Now you’re going to prep your bare yarn for dyeing! Un-twist the hanks, leaving them tied. Depending on how well the hank is tied already, you might want to add extra ties at this time. Tie loosely, or more tightly if you want to create a resist (where the dye will penetrate less, like a tie dye or shibori effect).
We started out by deciding how we wanted the hanks to be dyed. Lee is a creative rock star and experimented with rubber bands to add a tie-dye effect to her yarn. I can’t wait to see what she knits with her yarn!
Step 3: Soak the bare yarn in clear water
- Next, put the bare yarn in plain water to soak. Push it gently under the water and let it sit for several minutes until it is saturated completely.
- Once the yarn is saturated, remove it from the water and gently squeeze out excess water.
Step 4: Time for Indigo!
The actual dye process is quite simple! After you soak your yarn in clean water, stir the dye in the pot, then place your yarn in the vat. The longer the yarn is in the dye pot the darker the result.
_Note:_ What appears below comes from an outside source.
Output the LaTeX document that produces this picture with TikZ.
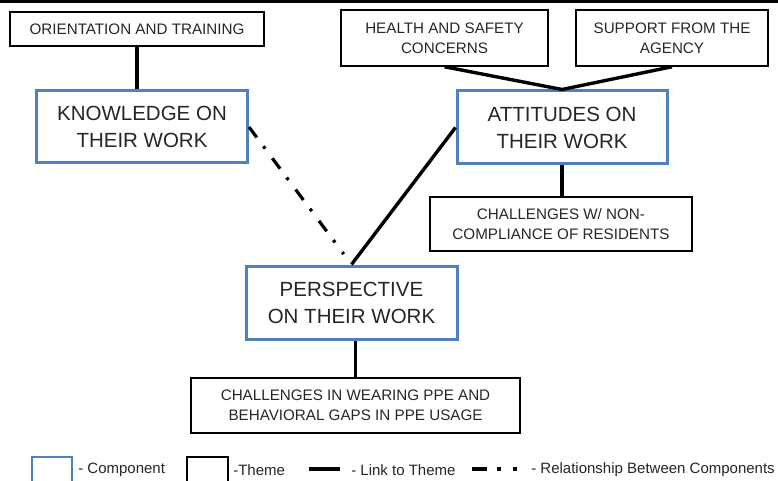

The pot of indigo dye is a greenish color, and might have bubbles and sediment on top — this is part of the indigo process (and the sediment is called “the Mother”). Don’t worry if they get on your yarn. They’ll just add an interesting effect to the final yarn.
When you take your yarn out of the dye bath, it oxidizes and the color changes from green to blue! To create a deeper blue color, dip your yarn in the dye bath again. Dye your yarn a solid color by immersing it completely, or create patterns such as an ombre (by gradually pulling the skein out of the vat over time) or tie dyed effect (by tying or rubber-banding sections of the skein together).
When your desired color is achieved, remove the yarn from the pot, gently squeeze the indigo dye out (you have your gloves on, RIGHT?), and hang to dry.
Step 5: Let it dry
Set your dyed yarn aside in a safe place where it can dry, undisturbed. It will take about 24-48 hours, and it will likely drip a bit. We set up a box fan near our drying rack, to help it along.
Step 6: Rinse well!
Once the indigo-dyed yarn is dry, run your yarn under water until the water runs clear. Make sure it’s really clear! Then hang the yarn to dry again for a couple of days.
Step 7: Enjoy your Indigo Yarn!
Here are the final results of our staff Indigo Dye Day:
The indigo dye gets lighter the more fiber you dye (up to 5 lbs of fiber), or depending on how long you let it soak in the vat. The plant-based fibers seemed to result in much deeper indigo blue tones, while the animal-based fiber (and fiber blends that contained nylon), resulted in lighter denim blue shades of blue.
We had such a great time exploring indigo dyeing! I hope that this inspires you to try out this fun and easy technique.